[Source code of charts]
>> START
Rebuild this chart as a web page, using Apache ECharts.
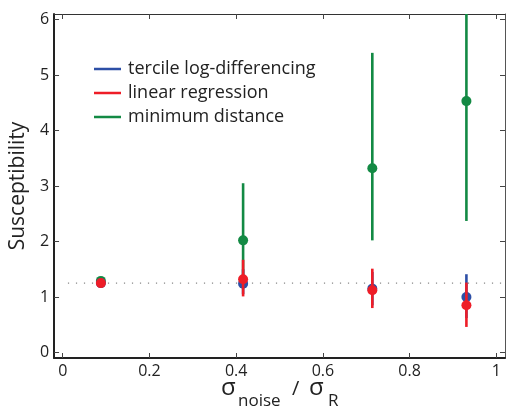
<!DOCTYPE html>
<html>
<head>
<meta charset="utf-8">
<script src="https://cdn.jsdelivr.net/npm/echarts@6/dist/echarts.min.js"></script>
<style>
html,body{margin:0;padding:0;background:#fff;}
#chart{width:507px;height:414px;}
</style>
</head>
<body>
<div id="chart"></div>
<script>
const xTicks = [0, 0.2, 0.4, 0.6, 0.8, 1];
const yTicks = [0, 1, 2, 3, 4, 5, 6];
const noiseRatio = [0.088, 0.416, 0.714, 0.931];
const seriesNames = ['tercile log-differencing', 'linear regression', 'minimum distance'];
const tercileVal = [1.25, 1.24, 1.15, 1.00];
const tercileLo  = [1.22, 1.05, 0.85, 0.62];
const tercileHi  = [1.28, 1.50, 1.45, 1.41];
const regressVal = [1.25, 1.32, 1.12, 0.85];
const regressLo  = [1.22, 1.01, 0.80, 0.46];
const regressHi  = [1.28, 1.67, 1.51, 1.26];
const minDistVal = [1.29, 2.02, 3.32, 4.53];
const minDistLo  = [1.25, 1.20, 2.02, 2.37];
const minDistHi  = [1.33, 3.05, 5.40, 6.60];
const refLevel = 1.25;

const FONT = 'Open Sans';
const colors = {green: '#138a44', blue: '#2d4fa6', red: '#ee1d27'};

function build(val, lo, hi) {
  return noiseRatio.map((x, i) => [x, val[i], lo[i], hi[i]]);
}

function errRender(color) {
  return function (params, api) {
    const x = api.value(0);
    const p = api.coord([x, api.value(1)]);
    const lo = api.coord([x, api.value(2)]);
    const hi = api.coord([x, api.value(3)]);
    return {
      type: 'group',
      children: [
        {type: 'line', shape: {x1: lo[0], y1: lo[1], x2: hi[0], y2: hi[1]},
         style: {stroke: color, lineWidth: 2.6}},
        {type: 'circle', shape: {cx: p[0], cy: p[1], r: 5}, style: {fill: color}}
      ]
    };
  };
}

const chart = echarts.init(document.getElementById('chart'), null, {renderer: 'canvas'});
const axisBase = {
  type: 'value',
  splitLine: {show: false},
};
chart.setOption({
  animation: false,
  backgroundColor: '#fff',
  grid: {left: 54, right: 2, top: 14, bottom: 56, containLabel: false},
  legend: {
    data: [seriesNames[0], seriesNames[1], seriesNames[2]],
    orient: 'vertical',
    left: 89, top: 55,
    icon: 'rect',
    itemWidth: 27, itemHeight: 2.5,
    itemGap: 6,
    textStyle: {fontFamily: FONT, fontSize: 18, color: '#222', padding: [0, 0, 0, 2], lineHeight: 18},
    selectedMode: false
  },
  xAxis: [
    Object.assign({}, axisBase, {
      min: -0.02, max: 1.02, position: 'bottom',
      axisLine: {show: true, onZero: false, lineStyle: {color: '#222', width: 2}},
      axisTick: {show: true, inside: true, length: 5, customValues: xTicks, lineStyle: {color: '#444', width: 1}},
      axisLabel: {show: true, customValues: xTicks, margin: 5, fontFamily: FONT, fontSize: 16, color: '#222'}
    }),
    Object.assign({}, axisBase, {
      min: -0.02, max: 1.02, position: 'top',
      axisLine: {show: true, onZero: false, lineStyle: {color: '#333', width: 1}},
      axisTick: {show: true, inside: true, length: 5, customValues: xTicks, lineStyle: {color: '#444', width: 1}},
      axisLabel: {show: false}
    })
  ],
  yAxis: [
    Object.assign({}, axisBase, {
      min: -0.1, max: 6.1, position: 'left',
      axisLine: {show: true, onZero: false, lineStyle: {color: '#222', width: 2}},
      axisTick: {show: true, inside: true, length: 5, customValues: yTicks, lineStyle: {color: '#444', width: 1}},
      axisLabel: {show: true, customValues: yTicks, margin: 5, fontFamily: FONT, fontSize: 16, color: '#222'},
      name: 'Susceptibility', nameLocation: 'middle', nameGap: 22,
      nameTextStyle: {fontFamily: FONT, fontSize: 21, color: '#222'}
    }),
    Object.assign({}, axisBase, {
      min: -0.1, max: 6.1, position: 'right',
      axisLine: {show: true, onZero: false, lineStyle: {color: '#555', width: 1}},
      axisTick: {show: true, inside: true, length: 5, customValues: yTicks, lineStyle: {color: '#444', width: 1}},
      axisLabel: {show: false}
    })
  ],
  graphic: [
    {type: 'text', left: 221, top: 376, style: {text: 'σ', font: '24px ' + FONT, fill: '#222'}},
    {type: 'text', left: 238, top: 393, style: {text: 'noise', font: '17px ' + FONT, fill: '#222'}},
    {type: 'text', left: 292, top: 379, style: {text: '/', font: '20px ' + FONT, fill: '#222'}},
    {type: 'text', left: 309, top: 376, style: {text: 'σ', font: '24px ' + FONT, fill: '#222'}},
    {type: 'text', left: 328, top: 393, style: {text: 'R', font: '17px ' + FONT, fill: '#222'}}
  ],
  series: [
    {
      type: 'line', name: 'ref', silent: true, symbol: 'none',
      data: [[0.012, refLevel], [1.02, refLevel]],
      lineStyle: {color: '#888', width: 1.2, type: [1.2, 6.8]},
      z: 1
    },
    {
      type: 'custom', name: seriesNames[2], renderItem: errRender(colors.green),
      data: build(minDistVal, minDistLo, minDistHi), clip: true,
      itemStyle: {color: colors.green}, encode: {x: 0, y: 1}, z: 2
    },
    {
      type: 'custom', name: seriesNames[0], renderItem: errRender(colors.blue),
      data: build(tercileVal, tercileLo, tercileHi), clip: true,
      itemStyle: {color: colors.blue}, encode: {x: 0, y: 1}, z: 3
    },
    {
      type: 'custom', name: seriesNames[1], renderItem: errRender(colors.red),
      data: build(regressVal, regressLo, regressHi), clip: true,
      itemStyle: {color: colors.red}, encode: {x: 0, y: 1}, z: 4
    }
  ]
});
</script>
</body>
</html>
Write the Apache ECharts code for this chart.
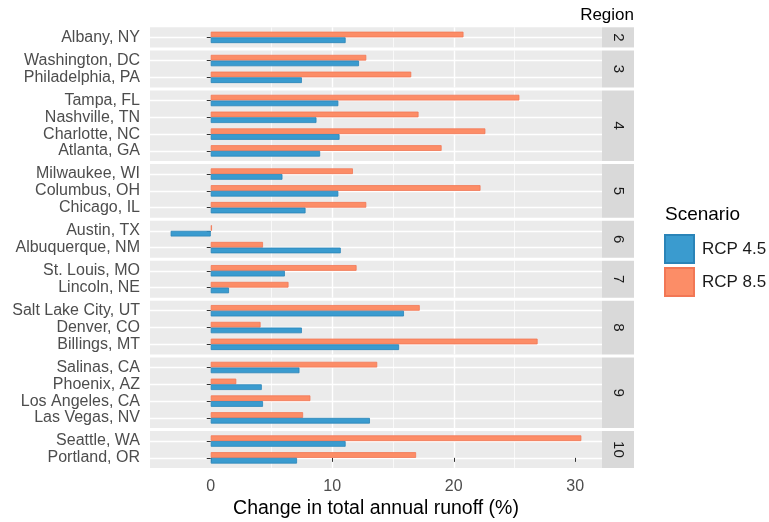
<!DOCTYPE html>
<html>
<head>
<meta charset="utf-8">
<script src="https://cdn.jsdelivr.net/npm/echarts@6.0.0/dist/echarts.min.js"></script>
<style>
  html, body { margin: 0; padding: 0; background: #fff; }
  #main { width: 769px; height: 522px; }
</style>
</head>
<body>
<div id="main"></div>
<script>
// data, top to bottom as in the picture
var cities = ['Albany, NY', 'Washington, DC', 'Philadelphia, PA', 'Tampa, FL', 'Nashville, TN',
  'Charlotte, NC', 'Atlanta, GA', 'Milwaukee, WI', 'Columbus, OH', 'Chicago, IL', 'Austin, TX',
  'Albuquerque, NM', 'St. Louis, MO', 'Lincoln, NE', 'Salt Lake City, UT', 'Denver, CO',
  'Billings, MT', 'Salinas, CA', 'Phoenix, AZ', 'Los Angeles, CA', 'Las Vegas, NV',
  'Seattle, WA', 'Portland, OR'];
var cityRegion = ['2', '3', '3', '4', '4', '4', '4', '5', '5', '5', '6', '6', '7', '7',
  '8', '8', '8', '9', '9', '9', '9', '10', '10'];
var rcp45 = [11.1, 12.2, 7.5, 10.5, 8.7, 10.6, 9.0, 5.9, 10.5, 7.8, -3.3, 10.7, 6.1, 1.5,
  15.9, 7.5, 15.5, 7.3, 4.2, 4.3, 13.1, 11.1, 7.1];
var rcp85 = [20.8, 12.8, 16.5, 25.4, 17.1, 22.6, 19.0, 11.7, 22.2, 12.8, 0.1, 4.3, 12.0, 6.4,
  17.2, 4.1, 26.9, 13.7, 2.1, 8.2, 7.6, 30.5, 16.9];
var regions = ['2', '3', '4', '5', '6', '7', '8', '9', '10'];
var xTicks = [0, 10, 20, 30];
var scenarios = ['RCP 4.5', 'RCP 8.5'];

var FONT = 'Liberation Sans, Arial, sans-serif';
var BLUE = '#3A9BCF', ORANGE = '#FC8D67';
var X_MIN = -5, X_MAX = 32.2;

var u = 16.8, gap = 3, top0 = 27.3, left = 150, width = 452;

var grids = [], xAxes = [], yAxes = [], series = [], graphics = [];
var y = top0;

regions.forEach(function (reg, i) {
  // cities of this region, bottom first (category axis runs upward)
  var idx = [];
  cityRegion.forEach(function (r, k) { if (r === reg) idx.push(k); });
  idx.reverse();
  var n = idx.length;
  var h = (n + 0.2) * u;
  var last = i === regions.length - 1;

  // panel background grid (carries the grid lines)
  grids.push({ left: left, top: y, width: width, height: h, show: true,
    backgroundColor: '#EBEBEB', borderWidth: 0, z: 0, outerBoundsMode: 'none' });
  // bars grid
  grids.push({ left: left, top: y + 0.1 * u, width: width, height: n * u, show: false,
    z: 0, outerBoundsMode: 'none' });

  xAxes.push({
    type: 'value', gridIndex: 2 * i, min: X_MIN, max: X_MAX, minInterval: 10, maxInterval: 10, z: 1,
    axisLine: { show: false },
    axisTick: { show: last, customValues: xTicks, length: 4, lineStyle: { color: '#333', width: 1 } },
    axisLabel: { show: last, customValues: xTicks, fontSize: 16, color: '#4D4D4D', margin: 11,
      fontFamily: FONT },
    splitLine: { show: true, showMinLine: false, showMaxLine: false,
      lineStyle: { color: '#FFFFFF', width: 1.4 } },
    minorTick: { show: false, splitNumber: 2 },
    minorSplitLine: { show: true, lineStyle: { color: '#FFFFFF', width: 0.7 } },
    name: last ? 'Change in total annual runoff (%)' : '',
    nameLocation: 'middle', nameGap: 31,
    nameTextStyle: { fontSize: 19.5, color: '#000', fontFamily: FONT }
  });
  xAxes.push({ type: 'value', gridIndex: 2 * i + 1, min: X_MIN, max: X_MAX, show: false });

  // value axis in the panel grid, only for the horizontal lines at each city
  yAxes.push({
    type: 'value', gridIndex: 2 * i, min: -0.6, max: n - 0.4, minInterval: 1, maxInterval: 1, z: 1,
    axisLine: { show: false }, axisTick: { show: false }, axisLabel: { show: false },
    splitLine: { show: true, showMinLine: false, showMaxLine: false,
      lineStyle: { color: '#FFFFFF', width: 1.4 } }
  });
  yAxes.push({
    type: 'category', gridIndex: 2 * i + 1, z: 1,
    data: idx.map(function (k) { return cities[k]; }),
    axisLine: { show: false },
    axisTick: { show: true, alignWithLabel: true, length: 4, lineStyle: { color: '#333', width: 1 } },
    axisLabel: { interval: 0, fontSize: 16, color: '#4D4D4D', margin: 10, fontFamily: FONT },
    splitLine: { show: false }
  });

  // RCP 8.5 first so it sits above RCP 4.5 in each pair
  series.push({
    name: scenarios[1], type: 'bar', xAxisIndex: 2 * i + 1, yAxisIndex: 2 * i + 1,
    data: idx.map(function (k) { return rcp85[k]; }),
    barWidth: 5.7, barGap: '0%', z: 2,
    itemStyle: { color: ORANGE, borderColor: '#F27755', borderWidth: 0.8 }
  });
  series.push({
    name: scenarios[0], type: 'bar', xAxisIndex: 2 * i + 1, yAxisIndex: 2 * i + 1,
    data: idx.map(function (k) { return rcp45[k]; }),
    barWidth: 5.7, barGap: '0%', z: 2,
    itemStyle: { color: BLUE, borderColor: '#2A84B8', borderWidth: 0.8 }
  });

  // facet strip
  graphics.push({ type: 'rect', shape: { x: left + width, y: y, width: 32, height: h },
    style: { fill: '#D9D9D9' }, silent: true });
  graphics.push({ type: 'text', x: left + width + 16, y: y + h / 2, rotation: -Math.PI / 2,
    style: { text: reg, fill: '#1A1A1A', font: '15px ' + FONT, align: 'center', verticalAlign: 'middle' },
    silent: true });

  y += h + gap;
});

graphics.push({ type: 'text', x: 634, y: 15,
  style: { text: 'Region', fill: '#000', font: '17px ' + FONT, align: 'right', verticalAlign: 'middle' } });
graphics.push({ type: 'text', x: 665, y: 215,
  style: { text: 'Scenario', fill: '#000', font: '19px ' + FONT, align: 'left', verticalAlign: 'middle' } });

var myChart = echarts.init(document.getElementById('main'));
var option = {
  animation: false,
  backgroundColor: '#FFFFFF',
  textStyle: { fontFamily: FONT },
  grid: grids,
  xAxis: xAxes,
  yAxis: yAxes,
  legend: {
    data: scenarios, orient: 'vertical', left: 664, top: 234, padding: 0,
    icon: 'rect', itemWidth: 29, itemHeight: 28, itemGap: 3,
    textStyle: { fontSize: 17, color: '#1A1A1A', fontFamily: FONT, padding: [0, 0, 0, 3] },
    selectedMode: false
  },
  graphic: graphics,
  series: series
};
myChart.setOption(option);
</script>
</body>
</html>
>> END
(EXERCISE): Skip all pictures. Retype exactly the span whose first line is the one with "Write the Apache ECharts code for this chart." and whose last line is the one with "var y = top0;".

(WRITTEN SOLUTION):
Write the Apache ECharts code for this chart.
<!DOCTYPE html>
<html>
<head>
<meta charset="utf-8">
<script src="https://cdn.jsdelivr.net/npm/echarts@6.0.0/dist/echarts.min.js"></script>
<style>
  html, body { margin: 0; padding: 0; background: #fff; }
  #main { width: 769px; height: 522px; }
</style>
</head>
<body>
<div id="main"></div>
<script>
// data, top to bottom as in the picture
var cities = ['Albany, NY', 'Washington, DC', 'Philadelphia, PA', 'Tampa, FL', 'Nashville, TN',
  'Charlotte, NC', 'Atlanta, GA', 'Milwaukee, WI', 'Columbus, OH', 'Chicago, IL', 'Austin, TX',
  'Albuquerque, NM', 'St. Louis, MO', 'Lincoln, NE', 'Salt Lake City, UT', 'Denver, CO',
  'Billings, MT', 'Salinas, CA', 'Phoenix, AZ', 'Los Angeles, CA', 'Las Vegas, NV',
  'Seattle, WA', 'Portland, OR'];
var cityRegion = ['2', '3', '3', '4', '4', '4', '4', '5', '5', '5', '6', '6', '7', '7',
  '8', '8', '8', '9', '9', '9', '9', '10', '10'];
var rcp45 = [11.1, 12.2, 7.5, 10.5, 8.7, 10.6, 9.0, 5.9, 10.5, 7.8, -3.3, 10.7, 6.1, 1.5,
  15.9, 7.5, 15.5, 7.3, 4.2, 4.3, 13.1, 11.1, 7.1];
var rcp85 = [20.8, 12.8, 16.5, 25.4, 17.1, 22.6, 19.0, 11.7, 22.2, 12.8, 0.1, 4.3, 12.0, 6.4,
  17.2, 4.1, 26.9, 13.7, 2.1, 8.2, 7.6, 30.5, 16.9];
var regions = ['2', '3', '4', '5', '6', '7', '8', '9', '10'];
var xTicks = [0, 10, 20, 30];
var scenarios = ['RCP 4.5', 'RCP 8.5'];

var FONT = 'Liberation Sans, Arial, sans-serif';
var BLUE = '#3A9BCF', ORANGE = '#FC8D67';
var X_MIN = -5, X_MAX = 32.2;

var u = 16.8, gap = 3, top0 = 27.3, left = 150, width = 452;

var grids = [], xAxes = [], yAxes = [], series = [], graphics = [];
var y = top0;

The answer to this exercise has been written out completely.